3 As Carolyn Vellenga Berman notes in her Creole Crossings: Domestic Fiction and the Reform of Colonial Slavery, it was common colonial practice to “send the Creole daughter of a Jamaican planter [in this case a Virginian landowner as well], for an education” overseas (3). According to Jane West’s 1793 Advantages of Education … A Tale for Misses and their Mammas, should the young colonial subject not go to England for her learning, she is likely to be “vitiated by pernicious examples of pride, cruelty and luxury by the common vices of the irregularities at which an English libertine would blush” (qtd. in Berman 3).
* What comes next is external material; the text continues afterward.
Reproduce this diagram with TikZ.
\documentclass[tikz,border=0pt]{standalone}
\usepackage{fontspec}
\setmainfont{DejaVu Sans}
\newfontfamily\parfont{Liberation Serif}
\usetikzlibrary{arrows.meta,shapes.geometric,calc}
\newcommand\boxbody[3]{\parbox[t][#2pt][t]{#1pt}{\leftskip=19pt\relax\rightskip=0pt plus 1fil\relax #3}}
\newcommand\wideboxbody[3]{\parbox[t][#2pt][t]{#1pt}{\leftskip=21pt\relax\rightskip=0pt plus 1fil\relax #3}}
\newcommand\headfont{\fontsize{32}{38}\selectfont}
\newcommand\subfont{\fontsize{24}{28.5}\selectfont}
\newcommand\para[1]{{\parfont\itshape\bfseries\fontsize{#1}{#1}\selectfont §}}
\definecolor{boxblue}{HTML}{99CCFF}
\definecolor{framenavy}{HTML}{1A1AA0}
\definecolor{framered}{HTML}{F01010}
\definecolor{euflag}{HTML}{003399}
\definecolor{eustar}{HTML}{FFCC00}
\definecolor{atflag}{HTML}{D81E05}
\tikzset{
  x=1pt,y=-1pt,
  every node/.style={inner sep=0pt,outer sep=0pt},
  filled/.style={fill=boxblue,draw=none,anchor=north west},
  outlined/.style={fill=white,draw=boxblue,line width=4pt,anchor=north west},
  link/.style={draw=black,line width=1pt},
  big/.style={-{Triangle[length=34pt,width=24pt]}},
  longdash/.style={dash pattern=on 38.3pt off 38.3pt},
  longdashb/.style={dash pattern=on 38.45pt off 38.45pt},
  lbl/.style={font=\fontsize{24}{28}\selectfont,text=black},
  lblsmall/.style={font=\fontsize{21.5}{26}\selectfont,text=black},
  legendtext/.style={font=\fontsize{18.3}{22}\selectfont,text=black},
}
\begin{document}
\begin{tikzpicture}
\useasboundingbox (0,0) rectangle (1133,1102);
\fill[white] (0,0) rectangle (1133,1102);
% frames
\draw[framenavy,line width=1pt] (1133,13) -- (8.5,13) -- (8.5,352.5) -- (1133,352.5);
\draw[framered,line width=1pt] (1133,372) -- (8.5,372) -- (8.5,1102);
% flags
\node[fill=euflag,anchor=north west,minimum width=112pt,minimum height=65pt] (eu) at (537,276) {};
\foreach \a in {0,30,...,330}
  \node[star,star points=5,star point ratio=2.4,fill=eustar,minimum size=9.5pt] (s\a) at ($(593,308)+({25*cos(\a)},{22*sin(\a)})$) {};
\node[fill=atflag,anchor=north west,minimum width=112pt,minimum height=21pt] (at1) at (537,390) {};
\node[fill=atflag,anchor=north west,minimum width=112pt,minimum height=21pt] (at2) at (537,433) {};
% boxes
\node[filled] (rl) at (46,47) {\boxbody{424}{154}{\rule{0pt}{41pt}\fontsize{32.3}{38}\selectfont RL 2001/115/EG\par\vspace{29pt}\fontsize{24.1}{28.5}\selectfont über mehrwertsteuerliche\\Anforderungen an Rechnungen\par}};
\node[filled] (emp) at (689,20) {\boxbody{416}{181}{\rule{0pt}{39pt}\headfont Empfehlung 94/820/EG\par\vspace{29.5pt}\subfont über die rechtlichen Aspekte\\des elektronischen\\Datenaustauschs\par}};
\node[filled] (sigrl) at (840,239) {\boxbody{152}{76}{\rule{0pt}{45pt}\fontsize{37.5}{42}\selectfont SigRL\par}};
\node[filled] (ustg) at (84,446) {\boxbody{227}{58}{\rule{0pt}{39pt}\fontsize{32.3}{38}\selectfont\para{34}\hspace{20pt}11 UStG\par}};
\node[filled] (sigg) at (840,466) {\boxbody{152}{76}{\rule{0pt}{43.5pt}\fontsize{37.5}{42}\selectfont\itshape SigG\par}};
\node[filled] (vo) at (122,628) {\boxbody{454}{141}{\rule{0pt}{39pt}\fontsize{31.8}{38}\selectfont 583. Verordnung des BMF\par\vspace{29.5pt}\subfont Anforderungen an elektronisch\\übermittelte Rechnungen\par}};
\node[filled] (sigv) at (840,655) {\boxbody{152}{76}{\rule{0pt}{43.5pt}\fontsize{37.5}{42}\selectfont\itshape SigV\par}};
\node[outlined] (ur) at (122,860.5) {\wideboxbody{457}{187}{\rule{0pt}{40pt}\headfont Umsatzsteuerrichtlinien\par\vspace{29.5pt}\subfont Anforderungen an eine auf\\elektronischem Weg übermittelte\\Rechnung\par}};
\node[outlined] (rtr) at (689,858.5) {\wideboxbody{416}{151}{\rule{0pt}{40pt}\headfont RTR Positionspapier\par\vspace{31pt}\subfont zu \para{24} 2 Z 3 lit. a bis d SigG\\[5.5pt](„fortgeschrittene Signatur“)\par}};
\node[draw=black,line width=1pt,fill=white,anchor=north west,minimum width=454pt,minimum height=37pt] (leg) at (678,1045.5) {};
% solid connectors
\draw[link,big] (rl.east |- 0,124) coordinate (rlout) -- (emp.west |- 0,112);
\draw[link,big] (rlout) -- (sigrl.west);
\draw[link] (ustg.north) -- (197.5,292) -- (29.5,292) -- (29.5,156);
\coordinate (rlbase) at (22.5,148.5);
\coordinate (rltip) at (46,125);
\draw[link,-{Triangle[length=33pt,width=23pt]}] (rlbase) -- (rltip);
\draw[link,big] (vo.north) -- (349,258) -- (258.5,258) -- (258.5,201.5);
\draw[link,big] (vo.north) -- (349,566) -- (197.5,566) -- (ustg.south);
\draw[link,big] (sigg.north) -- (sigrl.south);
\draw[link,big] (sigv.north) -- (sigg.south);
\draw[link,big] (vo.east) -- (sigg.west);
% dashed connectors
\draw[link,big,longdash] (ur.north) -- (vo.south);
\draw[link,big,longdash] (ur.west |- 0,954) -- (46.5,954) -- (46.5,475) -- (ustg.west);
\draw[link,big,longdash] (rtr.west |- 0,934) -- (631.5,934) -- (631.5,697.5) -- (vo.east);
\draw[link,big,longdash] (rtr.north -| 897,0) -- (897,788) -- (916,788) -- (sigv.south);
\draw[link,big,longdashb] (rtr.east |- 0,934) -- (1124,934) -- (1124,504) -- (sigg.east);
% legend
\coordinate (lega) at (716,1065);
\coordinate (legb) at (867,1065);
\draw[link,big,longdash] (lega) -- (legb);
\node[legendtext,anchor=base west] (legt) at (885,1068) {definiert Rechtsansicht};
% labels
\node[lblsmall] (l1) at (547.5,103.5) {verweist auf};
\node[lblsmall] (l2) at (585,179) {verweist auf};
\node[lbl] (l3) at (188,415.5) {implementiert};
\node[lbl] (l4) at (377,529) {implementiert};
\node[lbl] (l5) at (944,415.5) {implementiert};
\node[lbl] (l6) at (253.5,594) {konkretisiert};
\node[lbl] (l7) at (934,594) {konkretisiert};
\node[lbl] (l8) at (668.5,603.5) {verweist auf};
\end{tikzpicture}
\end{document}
4 There are a number of works in the eighteenth century that would use the colonial subject of empire to supposedly visit the metropolitan center for advanced education and development of cultural sensibility. However, as these works progress, there is a pivot in the plot in which the “native informant” focuses on the inherent moral degradation of London. Typically written in the epistolary form, these novels include Hamilton’s Letters of the Hindoo Rajah (1796) and McKenzie’s Slavery; Or, The Times (1793).
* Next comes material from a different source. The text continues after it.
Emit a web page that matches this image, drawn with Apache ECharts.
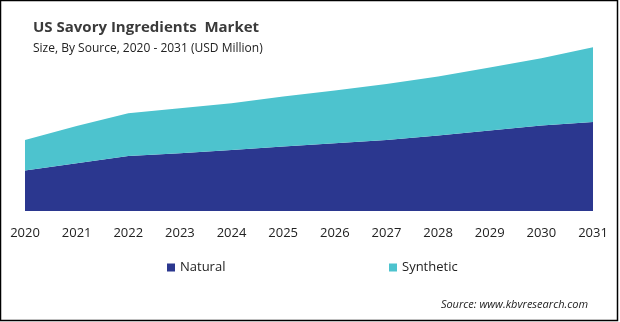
<!DOCTYPE html>
<html>
<head>
<meta charset="utf-8">
<script src="https://cdn.jsdelivr.net/npm/echarts@6/dist/echarts.min.js"></script>
<style>
html,body{margin:0;padding:0;background:#fff;}
#chart{width:620px;height:322px;}
</style>
</head>
<body>
<div id="chart"></div>
<script>
var years = ['2020','2021','2022','2023','2024','2025','2026','2027','2028','2029','2030','2031'];
var natural = [202, 239, 275, 289, 305, 322, 339, 355, 377, 402, 427, 445];
var synthetic = [153, 186, 214, 225, 234, 250, 263, 280, 295, 315, 337, 374];

var FONT = '"Open Sans", "Noto Sans", sans-serif';
var chart = echarts.init(document.getElementById('chart'), null, {renderer: 'canvas'});
chart.setOption({
  animation: false,
  backgroundColor: '#fff',
  textStyle: {fontFamily: FONT},
  title: [{
    text: 'US Savory Ingredients  Market',
    left: 28, top: 15,
    textStyle: {fontFamily: FONT, fontSize: 15, fontWeight: 'bold', color: '#3a3a3a'}
  }, {
    text: 'Size, By Source, 2020 - 2031 (USD Million)',
    left: 28, top: 38,
    textStyle: {fontFamily: FONT, fontSize: 12, fontWeight: 'normal', color: '#222'}
  }, {
    text: 'Source: www.kbvresearch.com',
    right: 27, top: 294,
    textStyle: {fontFamily: FONT, fontSize: 11, fontStyle: 'italic', fontWeight: 'normal', color: '#222'}
  }],
  legend: [{
    data: ['Natural'], left: 162, top: 256,
    icon: 'rect', itemWidth: 8, itemHeight: 8, itemGap: 6,
    textStyle: {fontFamily: FONT, fontSize: 13, color: '#222'}
  }, {
    data: ['Synthetic'], left: 384, top: 256,
    icon: 'rect', itemWidth: 8, itemHeight: 8, itemGap: 6,
    textStyle: {fontFamily: FONT, fontSize: 13, color: '#222'}
  }],
  grid: {left: 25, right: 27, top: 11, bottom: 111, containLabel: false},
  xAxis: {
    type: 'category', data: years, boundaryGap: false,
    axisLine: {show: false}, axisTick: {show: false}, splitLine: {show: false},
    axisLabel: {fontFamily: FONT, fontSize: 13, color: '#222', margin: 16, interval: 0}
  },
  yAxis: {type: 'value', min: 0, max: 1000, show: false, splitLine: {show: false}},
  series: [{
    name: 'Natural', type: 'line', stack: 'total', data: natural,
    symbol: 'none', lineStyle: {width: 0}, color: '#2B378F',
    areaStyle: {color: '#2B378F', opacity: 1}
  }, {
    name: 'Synthetic', type: 'line', stack: 'total', data: synthetic,
    symbol: 'none', lineStyle: {width: 0}, color: '#4DC3CE',
    areaStyle: {color: '#4DC3CE', opacity: 1}
  }],
  graphic: [{
    type: 'rect', shape: {x: 0.5, y: 0.5, width: 617, height: 320},
    style: {fill: 'none', stroke: '#000', lineWidth: 1.5}, silent: true
  }]
});
</script>
</body>
</html>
5 The connection between the female body and the terrain it occupies has been the foundation for ecofeminism, a term first coined in 1974. Since then, scholars have incorporated many works into the ecofeminist canon, tying the young female Bildung to her home space. In the eighteenth and nineteenth centuries, this space would be considered ecologically frontier or wild. Examples of this include the novels of Laura Ingalls Wilder in the North American context.

6 Olivia’s claim of racial equality in Christian scripture anchors to one of the the earliest anti-slavery arguments. An example comes from Thomas Tryon (1634–1703), who critically considers the complaints of slaves, despite the fact that he couches his concerns in advice for the benefit of the plantation owners in his work Friendly Advice to Gentlemen Planters (1684).

7 The fact that Olivia and Unca Eliza are never impregnated counters Anglocentric tropes on the sexual fecundity of African women and the reproductive animality of indigenous North American women (as illustrated by Unca Eliza’s more savage-like aunt). Jennifer Morgan’s Laboring Women traces these tropes. Morgan argues that African women and their roles as both productive and reproductive laborers created a central ideological crux, justifying and perpetuating slavery: a mode of racialized and gendered slavery that had already been reasoned and supported with over two hundred years of Eurocentric and ethnographic cataloging and othering. In this particular moment in history (1808) when labor was still needed but not legally “importable,” African and Afro-Caribbean women were even more central to the colonial enterprise’s continuation.